--- start PROVIDED RECORDS ---

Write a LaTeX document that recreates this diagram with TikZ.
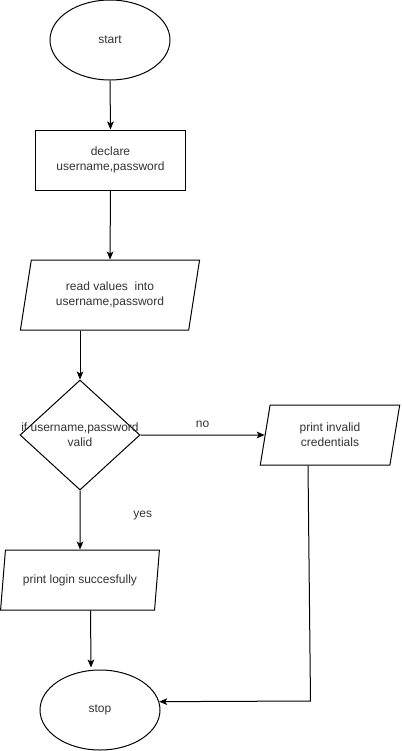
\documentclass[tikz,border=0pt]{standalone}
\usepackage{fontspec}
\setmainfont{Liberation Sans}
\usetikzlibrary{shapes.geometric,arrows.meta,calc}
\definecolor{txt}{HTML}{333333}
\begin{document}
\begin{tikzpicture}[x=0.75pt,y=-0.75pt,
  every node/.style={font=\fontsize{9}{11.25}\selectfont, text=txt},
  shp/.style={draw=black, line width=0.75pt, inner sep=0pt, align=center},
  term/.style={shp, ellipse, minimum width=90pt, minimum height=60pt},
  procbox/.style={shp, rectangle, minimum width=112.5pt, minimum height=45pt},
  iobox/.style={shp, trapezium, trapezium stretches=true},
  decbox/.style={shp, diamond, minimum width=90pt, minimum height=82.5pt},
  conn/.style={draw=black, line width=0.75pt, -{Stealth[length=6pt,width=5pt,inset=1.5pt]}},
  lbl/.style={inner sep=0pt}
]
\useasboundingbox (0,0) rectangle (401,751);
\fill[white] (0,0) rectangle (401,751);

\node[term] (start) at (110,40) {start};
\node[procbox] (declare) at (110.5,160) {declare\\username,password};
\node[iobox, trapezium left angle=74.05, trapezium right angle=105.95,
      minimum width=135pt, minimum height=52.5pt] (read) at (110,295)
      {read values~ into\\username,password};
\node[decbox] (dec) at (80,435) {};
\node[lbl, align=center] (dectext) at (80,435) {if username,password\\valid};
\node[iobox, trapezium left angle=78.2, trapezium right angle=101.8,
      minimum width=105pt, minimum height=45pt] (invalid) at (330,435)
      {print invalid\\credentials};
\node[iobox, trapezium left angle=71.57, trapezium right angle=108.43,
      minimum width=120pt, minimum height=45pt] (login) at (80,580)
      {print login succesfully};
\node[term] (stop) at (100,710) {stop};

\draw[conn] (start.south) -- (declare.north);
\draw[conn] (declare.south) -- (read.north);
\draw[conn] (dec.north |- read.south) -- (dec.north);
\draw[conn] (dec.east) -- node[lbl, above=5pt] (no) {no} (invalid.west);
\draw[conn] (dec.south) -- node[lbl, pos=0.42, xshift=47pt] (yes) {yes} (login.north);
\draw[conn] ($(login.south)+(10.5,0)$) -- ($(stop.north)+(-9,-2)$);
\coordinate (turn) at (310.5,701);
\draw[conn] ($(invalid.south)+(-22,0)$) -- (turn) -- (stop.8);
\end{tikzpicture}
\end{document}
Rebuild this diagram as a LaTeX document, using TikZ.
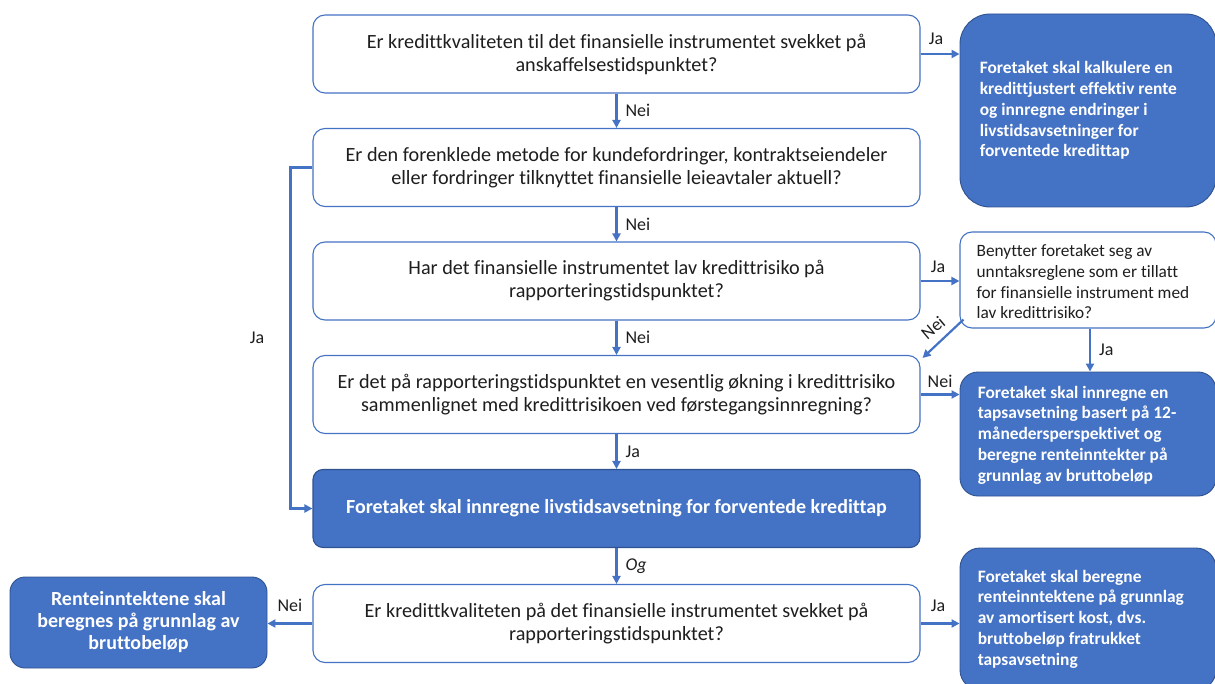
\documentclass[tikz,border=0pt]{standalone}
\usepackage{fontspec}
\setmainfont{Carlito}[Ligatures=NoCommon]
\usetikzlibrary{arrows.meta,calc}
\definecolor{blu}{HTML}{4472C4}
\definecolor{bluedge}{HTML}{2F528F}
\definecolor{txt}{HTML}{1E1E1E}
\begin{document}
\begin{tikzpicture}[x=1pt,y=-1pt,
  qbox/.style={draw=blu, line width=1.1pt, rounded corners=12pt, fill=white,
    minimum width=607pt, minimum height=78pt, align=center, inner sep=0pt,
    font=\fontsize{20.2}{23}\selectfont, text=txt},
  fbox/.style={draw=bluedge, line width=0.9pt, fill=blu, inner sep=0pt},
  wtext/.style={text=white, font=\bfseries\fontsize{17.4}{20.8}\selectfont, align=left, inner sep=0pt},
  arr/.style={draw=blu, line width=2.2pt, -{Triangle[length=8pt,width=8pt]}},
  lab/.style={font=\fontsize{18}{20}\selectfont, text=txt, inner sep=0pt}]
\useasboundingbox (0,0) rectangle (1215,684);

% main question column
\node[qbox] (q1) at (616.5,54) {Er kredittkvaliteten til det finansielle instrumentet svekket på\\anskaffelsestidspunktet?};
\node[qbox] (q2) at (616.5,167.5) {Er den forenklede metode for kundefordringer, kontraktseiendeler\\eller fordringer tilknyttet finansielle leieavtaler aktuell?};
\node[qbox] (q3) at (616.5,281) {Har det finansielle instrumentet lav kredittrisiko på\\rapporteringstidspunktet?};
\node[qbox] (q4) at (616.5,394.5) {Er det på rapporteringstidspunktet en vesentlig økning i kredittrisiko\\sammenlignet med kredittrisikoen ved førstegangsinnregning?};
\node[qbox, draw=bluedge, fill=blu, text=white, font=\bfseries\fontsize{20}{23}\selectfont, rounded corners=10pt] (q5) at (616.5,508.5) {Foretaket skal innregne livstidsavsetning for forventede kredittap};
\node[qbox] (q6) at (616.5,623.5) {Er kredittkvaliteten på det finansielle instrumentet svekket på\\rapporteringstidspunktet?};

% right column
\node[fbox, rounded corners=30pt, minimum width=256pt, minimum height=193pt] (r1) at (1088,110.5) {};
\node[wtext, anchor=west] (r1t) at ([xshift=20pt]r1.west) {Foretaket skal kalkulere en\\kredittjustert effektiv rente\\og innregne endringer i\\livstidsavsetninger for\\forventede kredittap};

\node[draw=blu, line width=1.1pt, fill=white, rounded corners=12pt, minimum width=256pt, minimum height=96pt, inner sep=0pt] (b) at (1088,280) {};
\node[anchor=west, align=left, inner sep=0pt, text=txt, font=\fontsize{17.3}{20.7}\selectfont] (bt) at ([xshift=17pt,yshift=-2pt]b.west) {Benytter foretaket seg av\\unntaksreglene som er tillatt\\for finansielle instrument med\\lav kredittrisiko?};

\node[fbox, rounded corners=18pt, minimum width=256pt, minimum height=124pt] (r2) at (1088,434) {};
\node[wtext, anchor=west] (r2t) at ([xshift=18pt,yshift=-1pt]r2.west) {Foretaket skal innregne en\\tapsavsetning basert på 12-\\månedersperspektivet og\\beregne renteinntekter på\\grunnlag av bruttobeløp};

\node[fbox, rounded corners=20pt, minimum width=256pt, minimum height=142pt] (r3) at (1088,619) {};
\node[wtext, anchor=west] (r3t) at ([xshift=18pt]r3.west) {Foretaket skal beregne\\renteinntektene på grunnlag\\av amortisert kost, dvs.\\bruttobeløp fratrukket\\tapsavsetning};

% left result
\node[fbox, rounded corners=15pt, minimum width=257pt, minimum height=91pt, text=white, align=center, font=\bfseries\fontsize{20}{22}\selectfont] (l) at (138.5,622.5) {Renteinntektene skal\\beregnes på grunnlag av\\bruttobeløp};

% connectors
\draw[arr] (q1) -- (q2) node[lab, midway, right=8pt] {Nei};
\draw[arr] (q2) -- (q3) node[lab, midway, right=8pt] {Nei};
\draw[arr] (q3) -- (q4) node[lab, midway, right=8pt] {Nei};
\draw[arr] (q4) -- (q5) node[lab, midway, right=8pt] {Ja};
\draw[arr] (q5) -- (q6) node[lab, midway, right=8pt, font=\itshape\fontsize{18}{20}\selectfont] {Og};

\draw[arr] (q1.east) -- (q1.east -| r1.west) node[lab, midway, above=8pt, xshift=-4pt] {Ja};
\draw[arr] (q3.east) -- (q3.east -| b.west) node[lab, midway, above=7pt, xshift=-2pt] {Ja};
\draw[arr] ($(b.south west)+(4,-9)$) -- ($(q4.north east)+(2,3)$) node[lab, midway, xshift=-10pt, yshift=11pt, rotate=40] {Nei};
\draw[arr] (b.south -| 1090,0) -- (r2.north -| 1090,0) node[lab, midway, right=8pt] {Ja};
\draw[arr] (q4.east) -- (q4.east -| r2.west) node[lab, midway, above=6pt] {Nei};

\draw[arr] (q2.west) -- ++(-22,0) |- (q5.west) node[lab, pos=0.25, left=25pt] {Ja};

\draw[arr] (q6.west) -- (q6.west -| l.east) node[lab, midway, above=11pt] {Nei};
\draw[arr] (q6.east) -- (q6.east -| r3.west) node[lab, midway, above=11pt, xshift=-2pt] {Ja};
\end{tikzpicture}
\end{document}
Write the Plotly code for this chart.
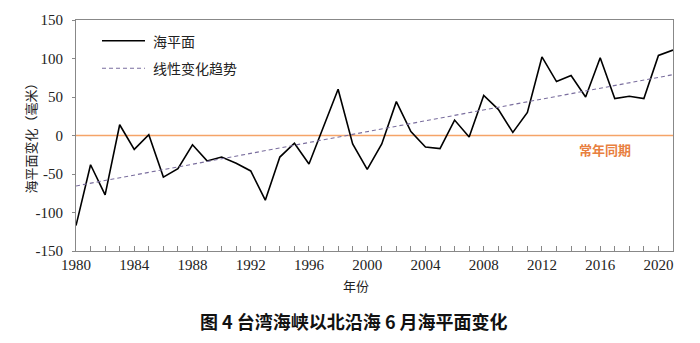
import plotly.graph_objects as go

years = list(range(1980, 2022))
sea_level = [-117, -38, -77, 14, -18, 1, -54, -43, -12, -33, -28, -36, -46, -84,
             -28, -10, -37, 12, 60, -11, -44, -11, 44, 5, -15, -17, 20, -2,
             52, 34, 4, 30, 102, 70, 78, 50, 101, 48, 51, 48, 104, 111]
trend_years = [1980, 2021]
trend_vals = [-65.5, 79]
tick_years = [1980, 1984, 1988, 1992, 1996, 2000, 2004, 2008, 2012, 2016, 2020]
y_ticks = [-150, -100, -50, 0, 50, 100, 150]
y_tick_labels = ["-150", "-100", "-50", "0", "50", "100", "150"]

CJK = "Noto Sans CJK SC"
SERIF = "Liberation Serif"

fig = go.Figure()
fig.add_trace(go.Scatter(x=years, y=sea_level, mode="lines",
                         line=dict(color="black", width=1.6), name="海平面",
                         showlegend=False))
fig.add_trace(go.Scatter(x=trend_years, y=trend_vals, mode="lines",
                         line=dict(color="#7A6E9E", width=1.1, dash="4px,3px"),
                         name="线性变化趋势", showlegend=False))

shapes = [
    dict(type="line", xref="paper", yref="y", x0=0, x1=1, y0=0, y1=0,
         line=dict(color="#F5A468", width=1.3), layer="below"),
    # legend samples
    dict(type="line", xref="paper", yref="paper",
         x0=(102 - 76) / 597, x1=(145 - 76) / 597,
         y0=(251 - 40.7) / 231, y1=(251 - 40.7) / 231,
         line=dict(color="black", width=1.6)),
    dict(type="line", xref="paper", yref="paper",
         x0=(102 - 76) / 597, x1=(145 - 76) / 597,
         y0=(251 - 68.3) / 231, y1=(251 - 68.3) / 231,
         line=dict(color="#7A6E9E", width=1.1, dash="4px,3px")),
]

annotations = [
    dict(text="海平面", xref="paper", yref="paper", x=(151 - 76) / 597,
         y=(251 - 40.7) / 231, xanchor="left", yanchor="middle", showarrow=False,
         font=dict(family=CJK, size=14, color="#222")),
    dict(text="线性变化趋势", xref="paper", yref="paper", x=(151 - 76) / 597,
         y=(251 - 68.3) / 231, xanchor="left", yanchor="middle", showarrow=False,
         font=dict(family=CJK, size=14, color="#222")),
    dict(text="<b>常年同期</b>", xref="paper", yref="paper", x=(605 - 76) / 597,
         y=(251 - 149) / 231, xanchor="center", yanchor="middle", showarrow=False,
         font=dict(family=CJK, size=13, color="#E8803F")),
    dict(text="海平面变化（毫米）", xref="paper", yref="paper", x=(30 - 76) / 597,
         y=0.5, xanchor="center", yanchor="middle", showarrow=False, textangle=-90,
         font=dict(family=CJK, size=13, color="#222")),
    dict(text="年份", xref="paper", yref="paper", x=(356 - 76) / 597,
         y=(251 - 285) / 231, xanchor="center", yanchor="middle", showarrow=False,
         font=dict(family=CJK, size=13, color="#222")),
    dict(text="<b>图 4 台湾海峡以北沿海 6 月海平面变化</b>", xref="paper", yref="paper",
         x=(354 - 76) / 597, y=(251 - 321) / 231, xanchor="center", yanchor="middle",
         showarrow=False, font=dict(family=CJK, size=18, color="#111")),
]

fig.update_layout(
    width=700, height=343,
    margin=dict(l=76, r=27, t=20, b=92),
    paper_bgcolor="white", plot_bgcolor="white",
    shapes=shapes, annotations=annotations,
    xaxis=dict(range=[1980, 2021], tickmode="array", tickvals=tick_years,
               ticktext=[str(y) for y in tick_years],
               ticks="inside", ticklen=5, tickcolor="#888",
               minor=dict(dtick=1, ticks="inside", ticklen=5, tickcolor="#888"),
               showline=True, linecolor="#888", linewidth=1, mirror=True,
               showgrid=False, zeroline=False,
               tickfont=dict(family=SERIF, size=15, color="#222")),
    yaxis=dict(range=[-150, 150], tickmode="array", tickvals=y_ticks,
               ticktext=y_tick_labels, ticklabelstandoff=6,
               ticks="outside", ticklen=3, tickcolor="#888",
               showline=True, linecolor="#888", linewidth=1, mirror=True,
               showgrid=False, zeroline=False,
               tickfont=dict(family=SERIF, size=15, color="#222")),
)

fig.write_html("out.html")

--- end PROVIDED RECORDS ---

• OBJECTIVE: Lines in the records that hold the word "diagram" are to be counted; give only the total.

• EXERCISE RESPONSE: 2